> Data to process:
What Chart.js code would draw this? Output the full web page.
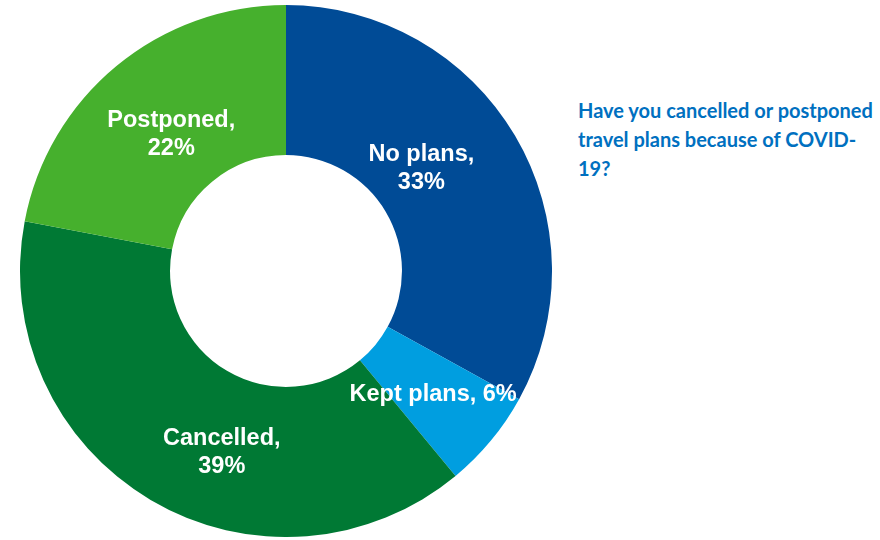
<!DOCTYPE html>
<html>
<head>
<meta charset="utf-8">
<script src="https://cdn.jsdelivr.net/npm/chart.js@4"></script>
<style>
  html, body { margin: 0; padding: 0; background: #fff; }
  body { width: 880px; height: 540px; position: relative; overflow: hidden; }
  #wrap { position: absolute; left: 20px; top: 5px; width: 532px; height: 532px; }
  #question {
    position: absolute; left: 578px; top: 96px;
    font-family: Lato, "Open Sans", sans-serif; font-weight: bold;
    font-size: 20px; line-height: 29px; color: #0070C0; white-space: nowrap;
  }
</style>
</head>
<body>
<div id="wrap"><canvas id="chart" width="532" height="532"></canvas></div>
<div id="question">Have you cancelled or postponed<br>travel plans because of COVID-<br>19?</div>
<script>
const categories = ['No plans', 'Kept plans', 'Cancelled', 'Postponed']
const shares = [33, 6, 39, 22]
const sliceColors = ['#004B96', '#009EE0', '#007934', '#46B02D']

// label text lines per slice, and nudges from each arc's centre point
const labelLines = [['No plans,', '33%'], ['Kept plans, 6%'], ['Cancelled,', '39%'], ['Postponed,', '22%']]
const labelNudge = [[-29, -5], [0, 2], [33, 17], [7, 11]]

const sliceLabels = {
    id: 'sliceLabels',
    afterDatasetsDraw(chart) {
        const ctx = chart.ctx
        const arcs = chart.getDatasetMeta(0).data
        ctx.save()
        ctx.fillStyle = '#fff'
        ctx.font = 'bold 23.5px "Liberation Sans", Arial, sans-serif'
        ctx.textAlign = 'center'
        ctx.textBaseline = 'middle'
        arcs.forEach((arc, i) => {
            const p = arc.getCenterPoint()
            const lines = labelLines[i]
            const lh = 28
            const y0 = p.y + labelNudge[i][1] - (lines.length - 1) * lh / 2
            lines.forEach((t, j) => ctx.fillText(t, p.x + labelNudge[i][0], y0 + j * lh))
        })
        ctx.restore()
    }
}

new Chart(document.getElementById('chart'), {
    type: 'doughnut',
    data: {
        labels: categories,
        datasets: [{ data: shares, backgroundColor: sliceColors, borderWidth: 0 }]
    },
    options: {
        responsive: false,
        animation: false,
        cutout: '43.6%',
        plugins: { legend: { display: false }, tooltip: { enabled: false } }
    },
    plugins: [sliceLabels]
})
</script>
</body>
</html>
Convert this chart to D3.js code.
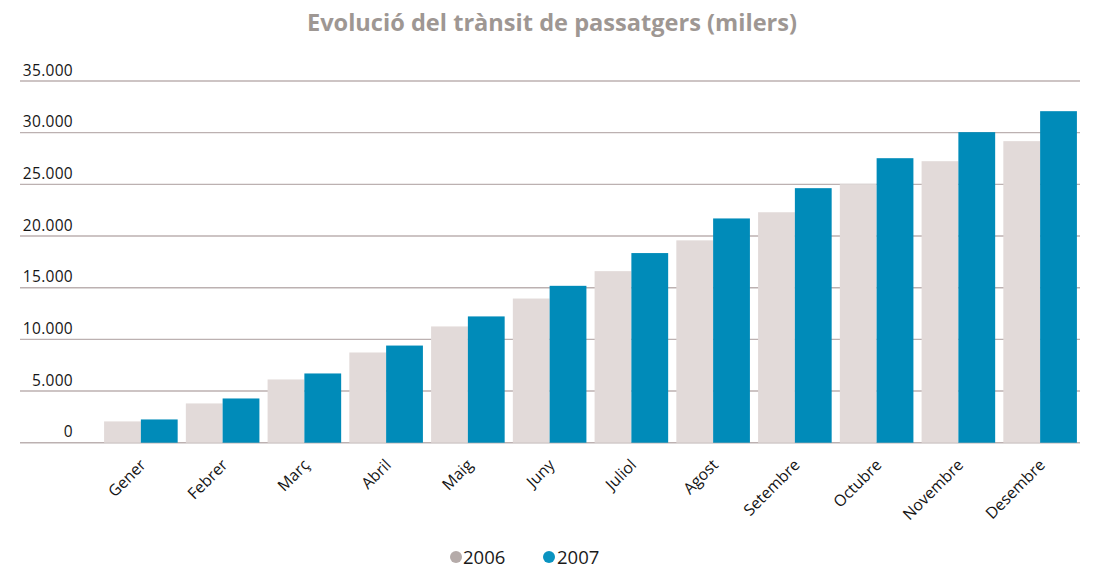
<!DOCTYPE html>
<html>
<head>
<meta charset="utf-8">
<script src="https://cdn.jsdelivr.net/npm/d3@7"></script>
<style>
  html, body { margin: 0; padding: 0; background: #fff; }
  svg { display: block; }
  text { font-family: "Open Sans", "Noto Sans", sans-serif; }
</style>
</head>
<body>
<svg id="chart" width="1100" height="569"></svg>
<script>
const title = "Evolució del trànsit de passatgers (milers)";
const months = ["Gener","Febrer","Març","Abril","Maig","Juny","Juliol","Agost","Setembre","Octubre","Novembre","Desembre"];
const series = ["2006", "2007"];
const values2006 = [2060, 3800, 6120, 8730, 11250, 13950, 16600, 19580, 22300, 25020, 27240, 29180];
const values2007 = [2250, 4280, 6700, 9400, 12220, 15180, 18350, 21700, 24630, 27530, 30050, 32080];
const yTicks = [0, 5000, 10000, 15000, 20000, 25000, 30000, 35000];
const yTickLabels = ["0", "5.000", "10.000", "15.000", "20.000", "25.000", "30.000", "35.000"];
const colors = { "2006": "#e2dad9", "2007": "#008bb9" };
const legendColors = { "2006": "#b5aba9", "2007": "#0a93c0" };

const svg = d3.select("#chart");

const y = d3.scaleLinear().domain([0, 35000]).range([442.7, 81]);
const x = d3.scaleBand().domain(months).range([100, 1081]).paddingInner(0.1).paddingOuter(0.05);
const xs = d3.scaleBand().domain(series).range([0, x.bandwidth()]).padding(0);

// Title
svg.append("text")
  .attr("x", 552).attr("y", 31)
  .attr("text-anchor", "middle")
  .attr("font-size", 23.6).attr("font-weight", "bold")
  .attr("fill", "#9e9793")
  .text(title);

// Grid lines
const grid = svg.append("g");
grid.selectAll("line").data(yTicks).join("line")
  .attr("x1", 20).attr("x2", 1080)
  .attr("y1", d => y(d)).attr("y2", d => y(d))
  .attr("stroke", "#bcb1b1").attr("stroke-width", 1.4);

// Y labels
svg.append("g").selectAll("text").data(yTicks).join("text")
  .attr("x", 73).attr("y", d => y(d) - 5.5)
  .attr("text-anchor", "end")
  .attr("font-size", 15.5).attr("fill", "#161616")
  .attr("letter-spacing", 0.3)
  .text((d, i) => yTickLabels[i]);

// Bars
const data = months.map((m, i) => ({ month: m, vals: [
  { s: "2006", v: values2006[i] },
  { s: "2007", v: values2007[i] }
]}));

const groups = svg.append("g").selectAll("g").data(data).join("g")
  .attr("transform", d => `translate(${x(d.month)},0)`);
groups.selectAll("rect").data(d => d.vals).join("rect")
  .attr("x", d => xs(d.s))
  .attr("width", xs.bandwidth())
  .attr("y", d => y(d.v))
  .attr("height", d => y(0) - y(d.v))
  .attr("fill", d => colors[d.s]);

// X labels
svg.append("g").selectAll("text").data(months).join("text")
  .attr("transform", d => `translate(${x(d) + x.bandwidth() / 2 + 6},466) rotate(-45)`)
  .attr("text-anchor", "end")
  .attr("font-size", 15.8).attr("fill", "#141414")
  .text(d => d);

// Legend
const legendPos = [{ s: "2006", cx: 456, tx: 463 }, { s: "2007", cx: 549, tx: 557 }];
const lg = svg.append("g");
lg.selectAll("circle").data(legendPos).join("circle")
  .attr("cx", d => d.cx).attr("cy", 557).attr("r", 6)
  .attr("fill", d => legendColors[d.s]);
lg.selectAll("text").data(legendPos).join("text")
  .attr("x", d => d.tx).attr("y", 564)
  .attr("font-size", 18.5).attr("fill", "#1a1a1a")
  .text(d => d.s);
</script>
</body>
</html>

> Required work: Which lines hold the word "code"? Return all of them from the records above.

> Full output:
What Chart.js code would draw this? Output the full web page.
Convert this chart to D3.js code.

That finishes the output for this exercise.